Egg and Soldiers arrived, a shelled, runny boiled egg, coated in a spicy crust with toast for dipping. Something different, but perhaps a bit too conventional when stacked up against the sheer awesomeness of the next dish to appear.


Truffled egg toast. A thick square of toasted white bread, with a square hollow cut into it, which is then filled with beaten eggs and truffle oil, and then finally surrounded by melted fontina cheese was very good indeed. Rich, oozing and just a bit decadent. I liked it a lot.


A Ground Beef and Bone Marrow Slider appeared next. (A Slider, in case you’re not aware is a mini burger). A skewered mini bun of melted cheese smothered meatiness. It was very nice indeed, but I’ve been thinking about the price. It was £4.50, which in itself isn’t terribly expensive…but, just a short walk from here you can get arguably the best burger in London, the Hawksmoor Burger with triple cooked chips for £15. The dilemma in my mind is, do three £4.50 sliders add up to the wonder that is a Hawksmoor burger and chips? I’m inclined to think no. Although in the context of the whole small snack menu, they work – I just think they might be a tad overpriced.


Eggplant chips with fennel yoghurt were beautifully crisp, with a nice aniseed kick from the dip. I could have sat whiling away the hours munching on these whilst drinking beer all day.
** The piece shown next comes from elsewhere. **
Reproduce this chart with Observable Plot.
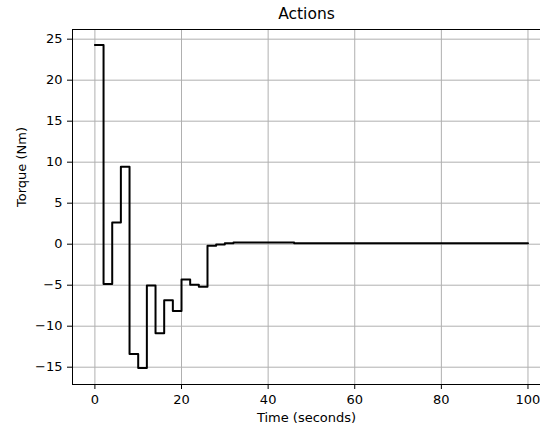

I was intrigued by the Peanut Butter and Jelly Sandwich, which turned out to be a couple of slices of peanut butter ice cream, sprinkled with crispy peanut ‘bits’ and filled with Jam. It was absolutely cracking, but definitely one for sharing as I found it a bit too sweet to finish on my own. (Although I managed…of course).

Spuntino is a very hard place to dislike. It’s extremely accessible and informal, the menu design, the bar stool eating and the lack of reservations invite both quick grazing and longer drawn out meals. In fact, I suspect propping up the bar here will be a very pleasant way to spend a few hours.

But what I like most is… it’s different.

Where identi-kit restaurants and bars, each with menus practically identical to each other blight our land from top to bottom, Spuntino is breaking new ground. They really are doing their own thing with a menu packed full of interesting new ideas and twists. It’s innovative, eccentric and therefore utterly cool. I applaud and cheer them for this heartily. I will be back, soon.

Spuntino
61 Rupert Street
W1D 7PW

http://www.spuntino.co.uk

*Edited to add*
I've just been reliably informed that there is a full size burger available at Spuntino, priced at £8. But just like the famous burger at Joe Allen, it's not actually on the menu.